After the data breach at Equifax last month in which 145 million people’s Social Security numbers and other personal details were accessed, millions of adults have taken steps to protect their credit information.
Perhaps you locked your credit down through a freeze, fraud alert or other protection service. Maybe it took several tries or cost you money you didn’t intend to spend, but once you settled on a protection, you may have sat back with satisfaction thinking you’re all set.
But, what about your kids? What can you do to protect them from identity fraud?
First, the good news: It is very unlikely that your child was affected by the Equifax breach.
Since the hack involved taking Social Security numbers and other information from active credit reports at Equifax, and minors, as a rule, do not have active credit reports, your child’s Social Security number most likely would not have been taken this way.
Testifying in a congressional hearing, the former CEO of Equifax, Richard Smith said there are no known victims who are minors.
“There has to be credit activity for a file to be made,” says Eva Velasquez, the president of the Identity Theft Resource Center, “and minors don’t or can’t actively seek credit, therefore no credit file should exist.”
But here’s the bad news: The personal information of minors is at risk in other ways, and the strongest shield to protect their credit — a credit freeze — is often only considered after they’ve already been the victim of identity fraud.
Here’s what you need to know and how to proactively protect your child’s identity:
Many people incorrectly assume that a credit report is activated when you receive a Social Security number, as a child often does soon after birth.
A credit report is activated only when a person applies for credit. You’re hoping that person will be your child, sometime down the line. But, if your kid’s Social Security number falls into the wrong hands, it can be used by someone else to open accounts.
“Theoretically minors are not supposed to have credit reports,” says Velasquez. “It is compiled based on your behavior in the lending and credit world.”
Any credit involves a contract and minors are not legally allowed to sign contracts. In addition, according to the Credit Card Act of 2009, anyone under 21 needs a co-signer just to get a credit card, unless they can document they have the income to repay the debt.
There are exceptions, of course. A family may add an older child as an authorized user on their credit card. If the parent has good credit, the older child can “piggy-back” on this and gain some of that positive credit history. But not all cards report that activity on the minor’s behalf to the credit agencies.

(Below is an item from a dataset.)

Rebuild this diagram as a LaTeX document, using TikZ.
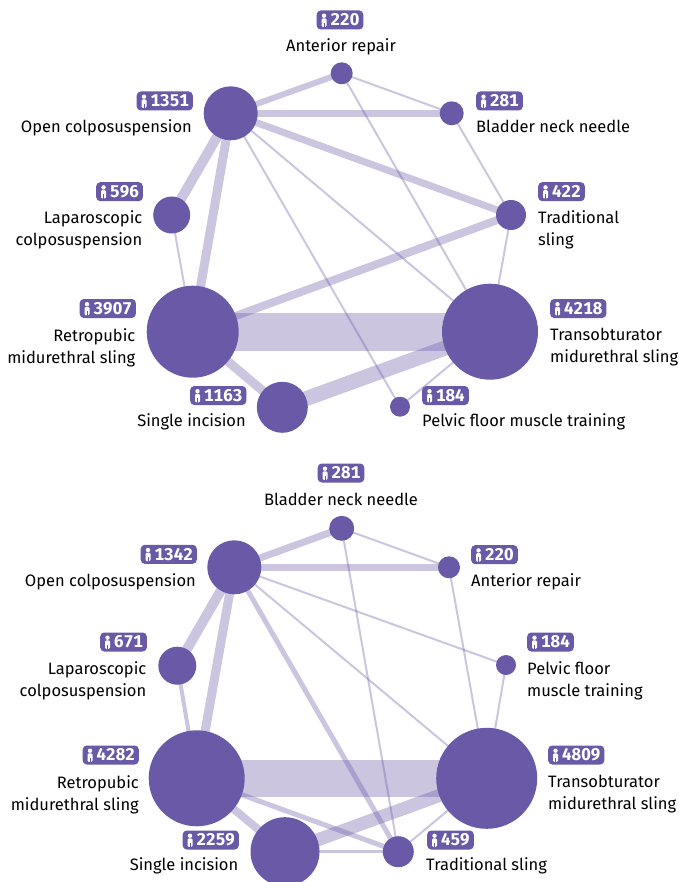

To thieves, a child’s Social Security number can be golden, because they can launch a credit file from scratch.
“It is the long game,” says Velasquez of these thieves. “They make a credit inquiry and they keep building it, basically creating a fake person, when the real person is 3 or 5 or 14.”
If that happens, your child may go to get her first driver’s license and find out she already has several citations and unpaid parking tickets. Or when he goes to get a student loan for college, lenders may tell him his credit was destroyed years ago with unpaid bills and maxed out credit cards.
“We have to have a mechanism for parents to be proactive rather than reactive,” says Velasquez. “We have to be able to shut off access to this file.”
One way is for credit reporting agencies to create credit files for minors who aren’t immediately going to use them, just so their parents and guardians can freeze them.
Currently nearly half the states in the U.S. have laws mandating that a bureau creates a credit file for a minor, according to the U.S. Public Interest Research Group.
To ensure this happens for your child you need to contact the three credit reporting agencies directly. Ask them to create a credit report. And then immediately put a freeze on it.
Activating your child’s credit report and freezing it can be arduous. It often cannot be done online. You will likely be asked to put copies of a bunch of personal documents in the mail and send it off to the credit agencies — something not everyone is comfortable with.
One reason the logistical lift is heavier is because it can often be a family member who will steal a child’s identity. Also, the agencies need to confirm not only the child’s identity, but that you, as a parent or guardian, have the authority to monitor it.
Looking for red flags and shutting down fraud
If your child receives pre-approved credit card appeals in the mail, it may raise your suspicions, but it isn’t cause to freak out. Their name may have been scraped from a bank account or college fund.
But if a credit card bill, a collection notice, a jury summons or other mail that should be directed at an adult arrives in your child’s name, there is reason to be alarmed.
“We get desensitized to looking at all the mail coming in and we may say ‘Oh, it’s just a mailer or an ad,'” says Velasquez. “But it may be the bank or medical office trying to let you know there’s a problem.”
Child identity theft is a crime of opportunity, says Velasquez. And it is only not through sophisticated data breaches that they are at risk, but also through carelessness and over-sharing by the people that hold their information — parents, guardians and institutions.
In addition to not carrying your child’s documents, like Social Security cards, birth certificates or medical forms, in a purse or bag that is one misstep away from being exposed or stolen, Velasquez suggests parents never give their child’s Social Security number unless it’s mandatory.
Certainly some school, government and medical programs require a child’s social security number. But always ask if it is completely necessary.
“You can feel empowered to ask that question,” says Velasquez. “If they say it is required, you can also ask, “How are you protecting that information?”